The illest music rag today is not Spin, Vibe or even Rolling Stone. It’s Waxpoetics, a magazine that’s all about “hip hop, jazz, funk and we stressin’ the blues,” in the words of lyricist Shuman. Along with WeFunkRadio, my musical education is more complete, as it profiles incredibly unique aspects on any kind of funky joints.
Betty (Mabry) Davis (the inspiration for the track Mademoiselle Mabry), former number one for trumpet demigod Miles Davis, can be found gracing the cover of the current issue. Her story is incredible and can stand alone, but for those of us who already care about all things Miles Davis, Waxpoetics has managed to give us a perspective that I, for one, was sorely missing. For instance, I’ve noticed something about the music of Miles that this article recently made crystal clear. Though several recordings of Miles up through the sixties are among my favorite of all time for any artist – such as Birth of the Cool, Plugged Nickel 1965, and all of the Seven Steps sessions – something happened right at the turn of 1970 that completely turned me off. I’ve always understood this apparent bifurcation to be a product of the jazz fusion movement that Miles is often credited as helping to create. Yet the story Waxpoetics and the former Mrs Davis would tell is that she directly contributed to the change, which, given her penchant for cats like Jimi Hendrix, makes complete sense and enriches the story behind an observation that had baffled me for years.
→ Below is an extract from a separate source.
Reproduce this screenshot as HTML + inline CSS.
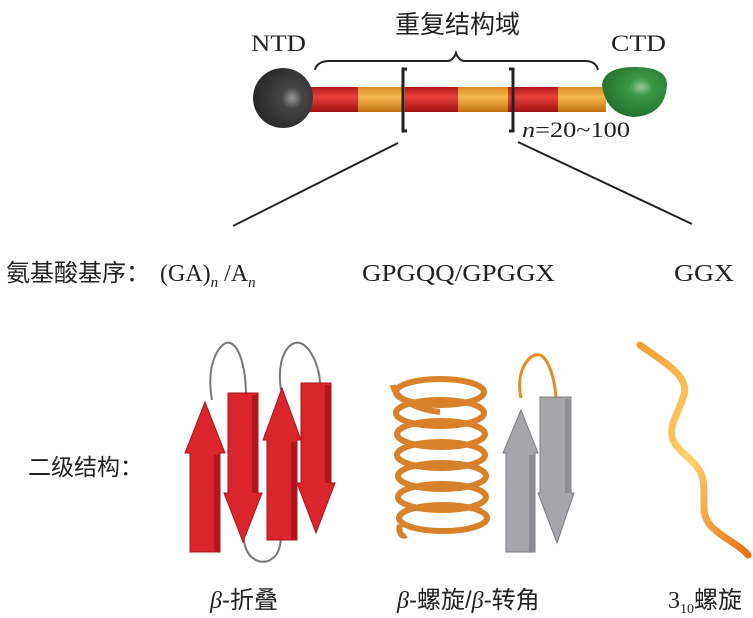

My knowledge of music pre-1990 is largely second hand, since I sadly missed the 60s and 70s and was effectively unconscious musically through most of the 80s (for better or for worse). But Waxpoetics is filling in the dirty details that enhance the quality of the musical experience. Their articles range from uncredited Motown artists to superstars to obscure records in a commercially crippled yet strangely thriving underground musical movement of today. It does an incredible job of telling the story of those who were around and creating the music that shaped our culture.
Though initially I was skeptical about the emphasis that could possibly be placed on jazz within the rest of the rich African American musical tradition between the covers of Waxpoetics, articles like Betty’s completely exploit the relationship between funk and jazz in a simply groovy way. It even goes so far as to incorporate the musical genius of João Donato, the less-understood father of Brasilian bossa nova, who apparently is equally deserving of the American obsession of yesteryear with João Gilberto.
Never before have I had the patience or interest to read a music magazine from cover to cover, but Waxpoetics combines eloquence and substance in a bimonthly publication that I find myself opening time and time again. I had a dream that they dropped a new issue that I didn’t even hesitate to pick up, which next month will likely be the case. You can check ‘em out on the world wide, but you should grab the ink and paper version at your favorite funkiest newsstand soon!